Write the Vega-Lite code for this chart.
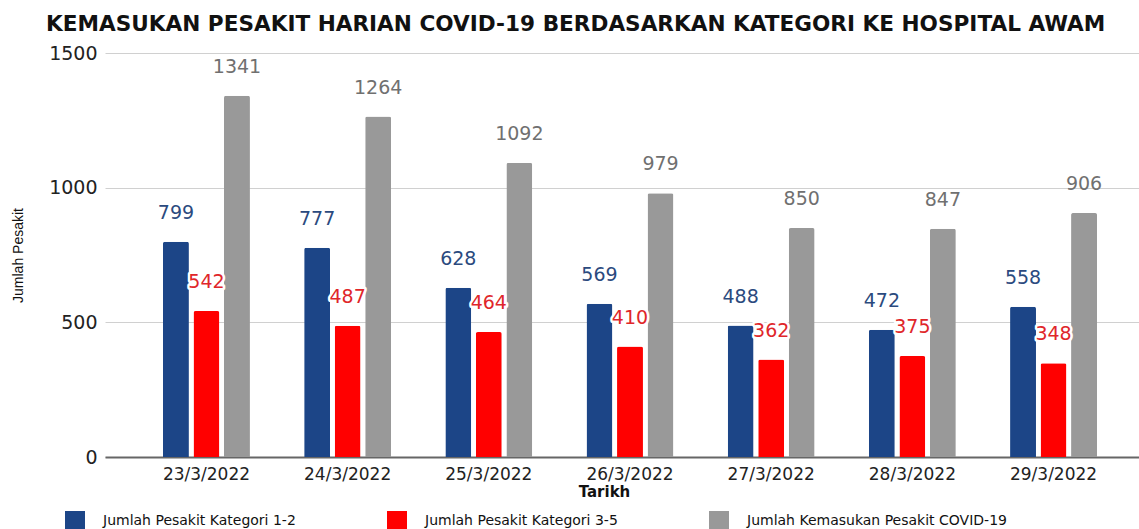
{
  "$schema": "https://vega.github.io/schema/vega-lite/v6.json",
  "width": 1034,
  "height": 404,
  "autosize": {"type": "none"},
  "padding": {"left": 105, "top": 53, "right": 0, "bottom": 72},
  "background": "white",
  "config": {"font": "DejaVu Sans", "view": {"stroke": null}},
  "title": {
    "text": "KEMASUKAN PESAKIT HARIAN COVID-19 BERDASARKAN KATEGORI KE HOSPITAL AWAM",
    "anchor": "start",
    "frame": "group",
    "dx": -59,
    "offset": 8,
    "fontSize": 21.6,
    "fontWeight": "bold",
    "color": "#111111"
  },
  "data": {
    "values": [
      {"tarikh": "23/3/2022", "kategori": "Jumlah Pesakit Kategori 1-2", "jumlah": 799},
      {"tarikh": "23/3/2022", "kategori": "Jumlah Pesakit Kategori 3-5", "jumlah": 542},
      {"tarikh": "23/3/2022", "kategori": "Jumlah Kemasukan Pesakit COVID-19", "jumlah": 1341},
      {"tarikh": "24/3/2022", "kategori": "Jumlah Pesakit Kategori 1-2", "jumlah": 777},
      {"tarikh": "24/3/2022", "kategori": "Jumlah Pesakit Kategori 3-5", "jumlah": 487},
      {"tarikh": "24/3/2022", "kategori": "Jumlah Kemasukan Pesakit COVID-19", "jumlah": 1264},
      {"tarikh": "25/3/2022", "kategori": "Jumlah Pesakit Kategori 1-2", "jumlah": 628},
      {"tarikh": "25/3/2022", "kategori": "Jumlah Pesakit Kategori 3-5", "jumlah": 464},
      {"tarikh": "25/3/2022", "kategori": "Jumlah Kemasukan Pesakit COVID-19", "jumlah": 1092},
      {"tarikh": "26/3/2022", "kategori": "Jumlah Pesakit Kategori 1-2", "jumlah": 569},
      {"tarikh": "26/3/2022", "kategori": "Jumlah Pesakit Kategori 3-5", "jumlah": 410},
      {"tarikh": "26/3/2022", "kategori": "Jumlah Kemasukan Pesakit COVID-19", "jumlah": 979},
      {"tarikh": "27/3/2022", "kategori": "Jumlah Pesakit Kategori 1-2", "jumlah": 488},
      {"tarikh": "27/3/2022", "kategori": "Jumlah Pesakit Kategori 3-5", "jumlah": 362},
      {"tarikh": "27/3/2022", "kategori": "Jumlah Kemasukan Pesakit COVID-19", "jumlah": 850},
      {"tarikh": "28/3/2022", "kategori": "Jumlah Pesakit Kategori 1-2", "jumlah": 472},
      {"tarikh": "28/3/2022", "kategori": "Jumlah Pesakit Kategori 3-5", "jumlah": 375},
      {"tarikh": "28/3/2022", "kategori": "Jumlah Kemasukan Pesakit COVID-19", "jumlah": 847},
      {"tarikh": "29/3/2022", "kategori": "Jumlah Pesakit Kategori 1-2", "jumlah": 558},
      {"tarikh": "29/3/2022", "kategori": "Jumlah Pesakit Kategori 3-5", "jumlah": 348},
      {"tarikh": "29/3/2022", "kategori": "Jumlah Kemasukan Pesakit COVID-19", "jumlah": 906}
    ]
  },
  "encoding": {
    "x": {
      "field": "tarikh",
      "type": "nominal",
      "sort": null,
      "scale": {"paddingInner": 0.384, "paddingOuter": 0.354, "align": 0.58},
      "title": "Tarikh",
      "axis": {
        "labelAngle": 0,
        "ticks": false,
        "domain": true,
        "domainColor": "#666666",
        "domainWidth": 2,
        "labelFontSize": 17,
        "labelColor": "#222222",
        "labelPadding": 9,
        "titleFontSize": 15,
        "titleFontWeight": "bold",
        "titleColor": "#111111",
        "titleX": 499,
        "titleY": 27,
        "titleBaseline": "top"
      }
    },
    "xOffset": {
      "field": "kategori",
      "type": "nominal",
      "scale": {
        "domain": ["Jumlah Pesakit Kategori 1-2", "Jumlah Pesakit Kategori 3-5", "Jumlah Kemasukan Pesakit COVID-19"],
        "paddingInner": 0.15,
        "paddingOuter": 0
      }
    },
    "y": {
      "field": "jumlah",
      "type": "quantitative",
      "scale": {"domain": [0, 1500]},
      "title": "Jumlah Pesakit",
      "axis": {
        "values": [0, 500, 1000, 1500],
        "format": "d",
        "ticks": false,
        "domain": false,
        "grid": true,
        "gridColor": "#d0d0d0",
        "gridWidth": 1,
        "labelFontSize": 19,
        "labelColor": "#222222",
        "labelPadding": 8,
        "titleFont": "Liberation Sans",
        "titleFontSize": 14,
        "titleFontWeight": "normal",
        "titleColor": "#111111",
        "titleX": -87,
        "titleY": 202,
        "titleAlign": "center",
        "titleBaseline": "middle",
        "titleAngle": 270
      }
    }
  },
  "layer": [
    {
      "mark": {"type": "bar", "cornerRadiusTopLeft": 2, "cornerRadiusTopRight": 2},
      "encoding": {
        "color": {
          "field": "kategori",
          "type": "nominal",
          "scale": {
            "domain": ["Jumlah Pesakit Kategori 1-2", "Jumlah Pesakit Kategori 3-5", "Jumlah Kemasukan Pesakit COVID-19"],
            "range": ["#1c4587", "#ff0000", "#999999"]
          },
          "legend": {
            "title": null,
            "orient": "none",
            "legendX": -40,
            "legendY": 458,
            "direction": "horizontal",
            "columns": 3,
            "symbolType": "square",
            "symbolSize": 400,
            "symbolStrokeWidth": 0,
            "symbolOpacity": 1,
            "labelFontSize": 14,
            "labelColor": "#111111",
            "labelOffset": 18,
            "columnPadding": 91,
            "labelLimit": 400
          }
        }
      }
    },
    {
      "transform": [{"filter": "datum.kategori === 'Jumlah Pesakit Kategori 1-2'"}],
      "mark": {"type": "text", "baseline": "alphabetic", "dy": -23, "fontSize": 19, "color": "#2b4a7e"},
      "encoding": {"text": {"field": "jumlah", "type": "quantitative"}}
    },
    {
      "transform": [{"filter": "datum.kategori === 'Jumlah Kemasukan Pesakit COVID-19'"}],
      "mark": {"type": "text", "baseline": "alphabetic", "dy": -23, "fontSize": 19, "color": "#707070"},
      "encoding": {"text": {"field": "jumlah", "type": "quantitative"}}
    },
    {
      "transform": [{"filter": "datum.kategori === 'Jumlah Pesakit Kategori 3-5'"}],
      "mark": {"type": "text", "baseline": "alphabetic", "dy": -23, "fontSize": 19, "color": "white", "stroke": "white", "strokeWidth": 5, "strokeJoin": "round"},
      "encoding": {"text": {"field": "jumlah", "type": "quantitative"}}
    },
    {
      "transform": [{"filter": "datum.kategori === 'Jumlah Pesakit Kategori 3-5'"}],
      "mark": {"type": "text", "baseline": "alphabetic", "dy": -23, "fontSize": 19, "color": "#e0262a"},
      "encoding": {"text": {"field": "jumlah", "type": "quantitative"}}
    }
  ]
}
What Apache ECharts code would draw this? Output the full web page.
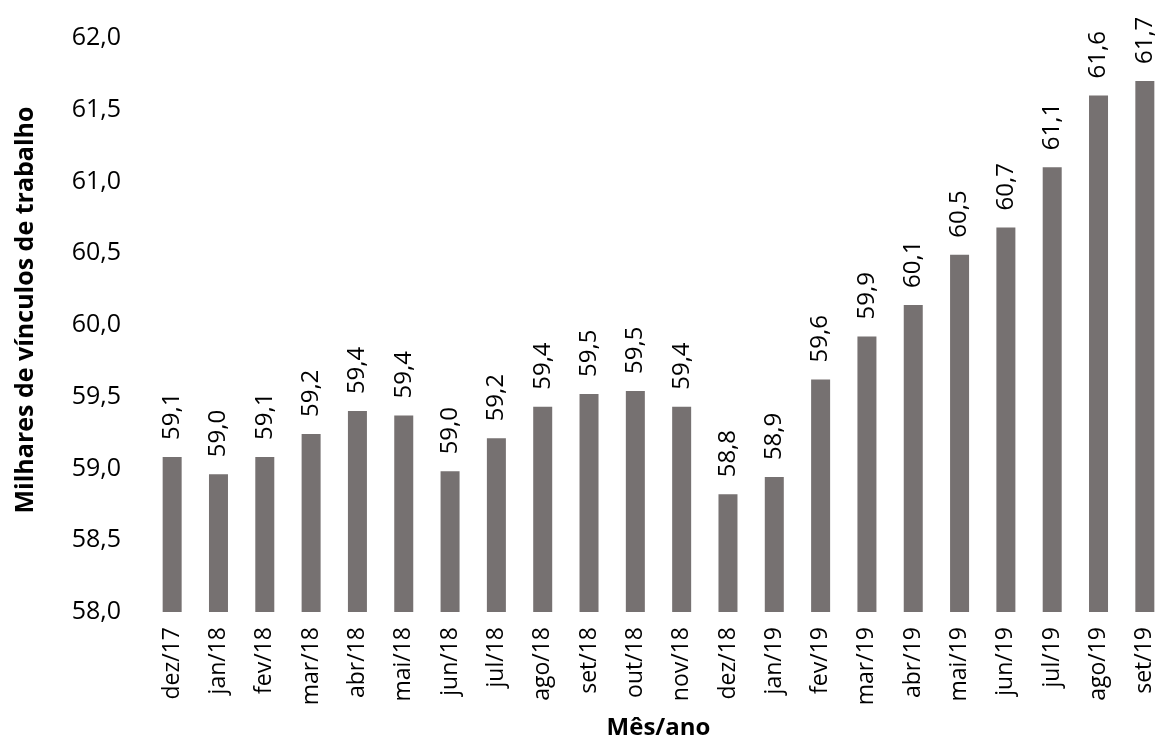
<!DOCTYPE html>
<html>
<head>
<meta charset="utf-8">
<script src="https://cdn.jsdelivr.net/npm/echarts@6/dist/echarts.min.js"></script>
<style>
  html, body { margin: 0; padding: 0; background: #fff; }
  #chart { width: 1168px; height: 745px; }
</style>
</head>
<body>
<div id="chart"></div>
<script>
// Monthly series: employment links (thousands), Dec/2017 – Sep/2019
const months = [
  'dez/17', 'jan/18', 'fev/18', 'mar/18', 'abr/18', 'mai/18', 'jun/18', 'jul/18',
  'ago/18', 'set/18', 'out/18', 'nov/18', 'dez/18', 'jan/19', 'fev/19', 'mar/19',
  'abr/19', 'mai/19', 'jun/19', 'jul/19', 'ago/19', 'set/19'
];
const vinculos = [
  59.08, 58.96, 59.08, 59.24, 59.40, 59.37, 58.98, 59.21,
  59.43, 59.52, 59.54, 59.43, 58.82, 58.94, 59.62, 59.92,
  60.14, 60.49, 60.68, 61.10, 61.60, 61.70
];
const yMin = 58.0;
const yMax = 62.0;
const yStep = 0.5;

const FONT = '"Open Sans", "Noto Sans", sans-serif';
const fmt = v => v.toFixed(1).replace('.', ',');

const chart = echarts.init(document.getElementById('chart'));
chart.setOption({
  animation: false,
  backgroundColor: '#ffffff',
  grid: { left: 149, top: 38, width: 1028, bottom: 129, containLabel: false },
  xAxis: {
    type: 'category',
    data: months,
    axisLine: { show: false },
    axisTick: { show: false },
    axisLabel: {
      rotate: 90,
      interval: 0,
      margin: 15,
      color: '#000',
      fontFamily: FONT,
      fontSize: 23
    },
    name: 'Mês/ano',
    nameLocation: 'middle',
    nameGap: 104,
    nameTextStyle: { color: '#000', fontFamily: FONT, fontSize: 24, fontWeight: 'bold' }
  },
  yAxis: {
    type: 'value',
    min: yMin,
    max: yMax,
    interval: yStep,
    splitLine: { show: false },
    axisLine: { show: false },
    axisTick: { show: false },
    axisLabel: {
      margin: 28,
      color: '#000',
      fontFamily: FONT,
      fontSize: 25,
      formatter: v => fmt(v)
    },
    name: 'Milhares de vínculos de trabalho',
    nameLocation: 'middle',
    nameGap: 111,
    nameRotate: 90,
    nameTextStyle: {
      color: '#000', fontFamily: FONT, fontSize: 25, fontWeight: 'bold',
      padding: [0, 0, 0, 30]
    }
  },
  series: [{
    type: 'bar',
    data: vinculos,
    barWidth: 19,
    itemStyle: { color: '#767171' },
    label: {
      show: true,
      position: 'top',
      rotate: 90,
      align: 'left',
      verticalAlign: 'middle',
      distance: 17,
      color: '#000',
      fontFamily: FONT,
      fontSize: 24,
      formatter: p => fmt(p.value)
    }
  }]
});
</script>
</body>
</html>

___

Exercise description:
Using the entries above, return each line that includes the word "code".

Correct result:
Write the Vega-Lite code for this chart.
What Apache ECharts code would draw this? Output the full web page.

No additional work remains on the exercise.